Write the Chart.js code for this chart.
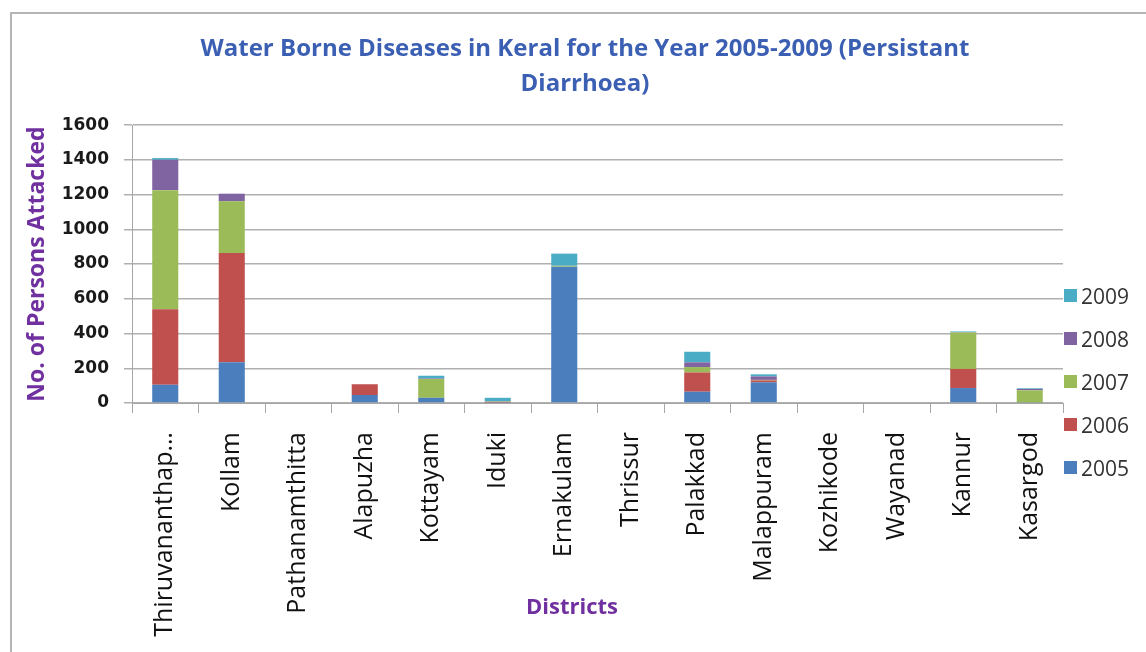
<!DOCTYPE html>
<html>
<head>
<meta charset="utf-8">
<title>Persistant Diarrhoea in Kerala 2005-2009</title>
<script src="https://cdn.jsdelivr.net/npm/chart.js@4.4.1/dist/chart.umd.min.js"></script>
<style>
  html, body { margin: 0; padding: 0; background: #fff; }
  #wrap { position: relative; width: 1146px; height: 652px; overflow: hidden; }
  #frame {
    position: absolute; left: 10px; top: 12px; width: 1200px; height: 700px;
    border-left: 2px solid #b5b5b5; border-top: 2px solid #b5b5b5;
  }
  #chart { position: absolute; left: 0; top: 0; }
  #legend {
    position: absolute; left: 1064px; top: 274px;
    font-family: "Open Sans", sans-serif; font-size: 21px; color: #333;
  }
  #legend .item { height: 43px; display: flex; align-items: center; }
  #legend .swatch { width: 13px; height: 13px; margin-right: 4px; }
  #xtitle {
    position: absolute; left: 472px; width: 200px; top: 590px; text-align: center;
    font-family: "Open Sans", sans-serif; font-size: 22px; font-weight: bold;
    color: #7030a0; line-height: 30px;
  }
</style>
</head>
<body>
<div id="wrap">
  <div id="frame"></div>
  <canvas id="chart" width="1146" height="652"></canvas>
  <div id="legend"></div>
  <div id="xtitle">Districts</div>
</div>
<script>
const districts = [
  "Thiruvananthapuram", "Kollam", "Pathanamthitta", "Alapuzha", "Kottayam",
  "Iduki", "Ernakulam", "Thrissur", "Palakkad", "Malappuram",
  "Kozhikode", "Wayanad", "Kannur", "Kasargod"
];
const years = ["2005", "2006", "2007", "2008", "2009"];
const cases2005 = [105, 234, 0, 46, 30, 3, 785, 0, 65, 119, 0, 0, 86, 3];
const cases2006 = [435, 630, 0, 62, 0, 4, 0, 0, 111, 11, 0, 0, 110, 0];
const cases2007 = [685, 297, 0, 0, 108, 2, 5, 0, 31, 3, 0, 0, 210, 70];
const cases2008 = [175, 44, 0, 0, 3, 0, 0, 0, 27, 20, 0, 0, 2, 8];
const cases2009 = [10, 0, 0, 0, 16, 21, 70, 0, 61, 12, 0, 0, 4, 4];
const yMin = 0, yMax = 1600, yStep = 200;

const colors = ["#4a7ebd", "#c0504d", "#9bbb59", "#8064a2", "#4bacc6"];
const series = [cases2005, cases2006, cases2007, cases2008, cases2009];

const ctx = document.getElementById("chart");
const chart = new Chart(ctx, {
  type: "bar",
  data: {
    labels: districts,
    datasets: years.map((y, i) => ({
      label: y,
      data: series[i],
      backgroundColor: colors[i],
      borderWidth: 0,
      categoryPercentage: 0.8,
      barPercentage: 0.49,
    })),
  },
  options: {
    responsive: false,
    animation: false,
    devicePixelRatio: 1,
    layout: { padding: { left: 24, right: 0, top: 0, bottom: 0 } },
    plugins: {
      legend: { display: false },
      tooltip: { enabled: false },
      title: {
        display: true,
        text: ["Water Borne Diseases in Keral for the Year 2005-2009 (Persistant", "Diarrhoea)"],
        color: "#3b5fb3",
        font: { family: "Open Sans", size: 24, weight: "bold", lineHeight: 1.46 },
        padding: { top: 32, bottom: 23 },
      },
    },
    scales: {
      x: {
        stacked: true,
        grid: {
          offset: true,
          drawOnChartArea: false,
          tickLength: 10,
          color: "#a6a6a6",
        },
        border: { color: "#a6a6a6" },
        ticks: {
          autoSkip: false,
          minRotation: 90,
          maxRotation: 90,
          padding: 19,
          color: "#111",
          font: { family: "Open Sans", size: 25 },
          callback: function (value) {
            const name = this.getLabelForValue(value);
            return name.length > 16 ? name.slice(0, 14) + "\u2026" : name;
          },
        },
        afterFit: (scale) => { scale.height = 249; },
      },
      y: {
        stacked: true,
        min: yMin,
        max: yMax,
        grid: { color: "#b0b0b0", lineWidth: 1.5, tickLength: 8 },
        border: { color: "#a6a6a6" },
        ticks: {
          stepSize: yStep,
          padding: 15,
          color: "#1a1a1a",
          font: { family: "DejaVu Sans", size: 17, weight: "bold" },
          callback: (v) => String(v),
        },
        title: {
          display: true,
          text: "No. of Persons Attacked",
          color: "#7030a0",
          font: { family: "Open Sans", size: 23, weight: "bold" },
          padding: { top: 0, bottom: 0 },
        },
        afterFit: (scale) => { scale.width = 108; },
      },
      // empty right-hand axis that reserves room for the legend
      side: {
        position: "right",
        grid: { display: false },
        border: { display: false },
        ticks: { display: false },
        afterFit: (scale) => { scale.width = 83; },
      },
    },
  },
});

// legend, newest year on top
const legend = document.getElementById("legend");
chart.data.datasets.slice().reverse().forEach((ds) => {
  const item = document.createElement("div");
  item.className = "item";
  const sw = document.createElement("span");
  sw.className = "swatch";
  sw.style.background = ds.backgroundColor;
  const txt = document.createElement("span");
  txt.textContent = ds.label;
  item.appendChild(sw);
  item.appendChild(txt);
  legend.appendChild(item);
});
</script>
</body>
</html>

## Your objective
Without the pictures, output the full listing exactly as it stands.

## In response
Write the Chart.js code for this chart.
<!DOCTYPE html>
<html>
<head>
<meta charset="utf-8">
<title>Persistant Diarrhoea in Kerala 2005-2009</title>
<script src="https://cdn.jsdelivr.net/npm/chart.js@4.4.1/dist/chart.umd.min.js"></script>
<style>
  html, body { margin: 0; padding: 0; background: #fff; }
  #wrap { position: relative; width: 1146px; height: 652px; overflow: hidden; }
  #frame {
    position: absolute; left: 10px; top: 12px; width: 1200px; height: 700px;
    border-left: 2px solid #b5b5b5; border-top: 2px solid #b5b5b5;
  }
  #chart { position: absolute; left: 0; top: 0; }
  #legend {
    position: absolute; left: 1064px; top: 274px;
    font-family: "Open Sans", sans-serif; font-size: 21px; color: #333;
  }
  #legend .item { height: 43px; display: flex; align-items: center; }
  #legend .swatch { width: 13px; height: 13px; margin-right: 4px; }
  #xtitle {
    position: absolute; left: 472px; width: 200px; top: 590px; text-align: center;
    font-family: "Open Sans", sans-serif; font-size: 22px; font-weight: bold;
    color: #7030a0; line-height: 30px;
  }
</style>
</head>
<body>
<div id="wrap">
  <div id="frame"></div>
  <canvas id="chart" width="1146" height="652"></canvas>
  <div id="legend"></div>
  <div id="xtitle">Districts</div>
</div>
<script>
const districts = [
  "Thiruvananthapuram", "Kollam", "Pathanamthitta", "Alapuzha", "Kottayam",
  "Iduki", "Ernakulam", "Thrissur", "Palakkad", "Malappuram",
  "Kozhikode", "Wayanad", "Kannur", "Kasargod"
];
const years = ["2005", "2006", "2007", "2008", "2009"];
const cases2005 = [105, 234, 0, 46, 30, 3, 785, 0, 65, 119, 0, 0, 86, 3];
const cases2006 = [435, 630, 0, 62, 0, 4, 0, 0, 111, 11, 0, 0, 110, 0];
const cases2007 = [685, 297, 0, 0, 108, 2, 5, 0, 31, 3, 0, 0, 210, 70];
const cases2008 = [175, 44, 0, 0, 3, 0, 0, 0, 27, 20, 0, 0, 2, 8];
const cases2009 = [10, 0, 0, 0, 16, 21, 70, 0, 61, 12, 0, 0, 4, 4];
const yMin = 0, yMax = 1600, yStep = 200;

const colors = ["#4a7ebd", "#c0504d", "#9bbb59", "#8064a2", "#4bacc6"];
const series = [cases2005, cases2006, cases2007, cases2008, cases2009];

const ctx = document.getElementById("chart");
const chart = new Chart(ctx, {
  type: "bar",
  data: {
    labels: districts,
    datasets: years.map((y, i) => ({
      label: y,
      data: series[i],
      backgroundColor: colors[i],
      borderWidth: 0,
      categoryPercentage: 0.8,
      barPercentage: 0.49,
    })),
  },
  options: {
    responsive: false,
    animation: false,
    devicePixelRatio: 1,
    layout: { padding: { left: 24, right: 0, top: 0, bottom: 0 } },
    plugins: {
      legend: { display: false },
      tooltip: { enabled: false },
      title: {
        display: true,
        text: ["Water Borne Diseases in Keral for the Year 2005-2009 (Persistant", "Diarrhoea)"],
        color: "#3b5fb3",
        font: { family: "Open Sans", size: 24, weight: "bold", lineHeight: 1.46 },
        padding: { top: 32, bottom: 23 },
      },
    },
    scales: {
      x: {
        stacked: true,
        grid: {
          offset: true,
          drawOnChartArea: false,
          tickLength: 10,
          color: "#a6a6a6",
        },
        border: { color: "#a6a6a6" },
        ticks: {
          autoSkip: false,
          minRotation: 90,
          maxRotation: 90,
          padding: 19,
          color: "#111",
          font: { family: "Open Sans", size: 25 },
          callback: function (value) {
            const name = this.getLabelForValue(value);
            return name.length > 16 ? name.slice(0, 14) + "\u2026" : name;
          },
        },
        afterFit: (scale) => { scale.height = 249; },
      },
      y: {
        stacked: true,
        min: yMin,
        max: yMax,
        grid: { color: "#b0b0b0", lineWidth: 1.5, tickLength: 8 },
        border: { color: "#a6a6a6" },
        ticks: {
          stepSize: yStep,
          padding: 15,
          color: "#1a1a1a",
          font: { family: "DejaVu Sans", size: 17, weight: "bold" },
          callback: (v) => String(v),
        },
        title: {
          display: true,
          text: "No. of Persons Attacked",
          color: "#7030a0",
          font: { family: "Open Sans", size: 23, weight: "bold" },
          padding: { top: 0, bottom: 0 },
        },
        afterFit: (scale) => { scale.width = 108; },
      },
      // empty right-hand axis that reserves room for the legend
      side: {
        position: "right",
        grid: { display: false },
        border: { display: false },
        ticks: { display: false },
        afterFit: (scale) => { scale.width = 83; },
      },
    },
  },
});

// legend, newest year on top
const legend = document.getElementById("legend");
chart.data.datasets.slice().reverse().forEach((ds) => {
  const item = document.createElement("div");
  item.className = "item";
  const sw = document.createElement("span");
  sw.className = "swatch";
  sw.style.background = ds.backgroundColor;
  const txt = document.createElement("span");
  txt.textContent = ds.label;
  item.appendChild(sw);
  item.appendChild(txt);
  legend.appendChild(item);
});
</script>
</body>
</html>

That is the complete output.